The government is undertaking a comprehensive review of the Income-Tax Act, with the exercise expected to be completed before the next Budget. Sudhakar Sethuraman explains how overhauling the current law can help reduce compliance burdens and improve clarity for taxpayers.
In HER BUDGET speech in July 2024, finance minister Nirmala Sitharaman had said that the government would be undertaking a comprehensive review of the Income-Tax Act. The potential
new direct tax code would be written in simple, easy-to-understand language with the following objectives: simplified taxes, improved taxpayer services, providing tax certainty and reducing litigation. Besides, the new tax code will be written keeping in mind the Prime Minister’s vision of a seamless, painless and faceless taxation system.
Keeping it relevant
THE INCOME-TAX ACT, 1961, (I-T Act) was introduced in the twelfth year of India becoming a republic. The economic status of the country, the purchasing power of the people, etc., at that point of time were very different from that today. Over the years, the I-T Act has been subject to many amendments to keep pace with the changing times and economic needs. With 23 chapters, 298 sections and over 1000 sub-sections / clauses, the I-T Act is quite complex. For instance, Explanation 1 to Section 2 (42A) has 18 sub-clauses. Section 47, which deals with transactions not regarded as transfer of capital assets, has over 40 clauses.
Impact of the Direct Tax Code, 2009
THE DIRECT TAX Code (DTC) was aimed at simplifying and streamlining the direct tax system in the country. It had provisions aligning with international practices on emerging issues. Many of these provisions have been incorporated in the I-T Act. To name a few, Place of Effective Management (POEM), general anti-avoidance rules as proposed in the DTC have been subsequently included in the I-T Act.
Fewer personal income tax slabs
THERE IS A need to review and reduce the number of tax brackets in personal taxation. Directionally, the government’s thrust towards the new tax regime is gaining significant impetus. The government can look at either increasing the exemption threshold or optimising the tax slab rates. The Direct Taxes Code Bill, 2010 did increase the slabs for individuals substantially for income up to `25 lakh.
Streamlining taxation of savings
THE CHOICE BETWEEN the EET (Exempt-Exempt-Taxed) and EEE (Exempt-Exempt-Exempt) tax regimes is not merely a fiscal matter but also a policy decision, typically reflecting the maturity of the economy. Regardless of the status of the DTC, the government continuously evaluates and reviews these tax regimes to align with evolving economic and policy objectives.

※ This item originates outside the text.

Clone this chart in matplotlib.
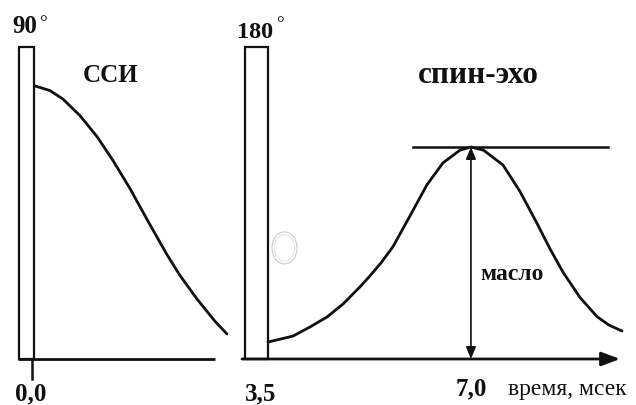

Global tax avoidance rules
THE GLOBAL TAX reforms aimed at addressing artificial structures designed for tax avoidance are poised to benefit all countries grappling with tax avoidance, including India. A key component of these reforms involves the taxation of the digital economy, achieved through the redistribution of tax rights in market economies and the implementation of jurisdictional minimum tax rates, as outlined in Pillar 1 and Pillar 2, respectively, of the Base Erosion and Profit Shifting (BEPS) action plan.
However, there is a growing perception that Pillar 1 and Pillar 2 reforms may disproportionately favour developed economies. This has led to calls for development of international tax rules under the auspices of the United Nations rather than the OECD, which is predominantly composed of developed countries. As a significant voice of the Global South, India is expected to play a crucial role in advocating for a more equitable framework.
Pending reforms in corporate tax
IN TERMS OF corporate taxation, the objective appears to be the establishment of a simplified tax regime featuring a lower corporate tax rate, without the need for tax holidays. One area worth evaluating is the implementation of group tax consolidation, which would allow for the interchangeable use of tax attributes across entities without requiring legal consolidation.
The capital gains tax regime has undergone an overhaul in the 2024 Union Budget. Now there are fewer classifications based on applicable tax rates as compared to the previous regime.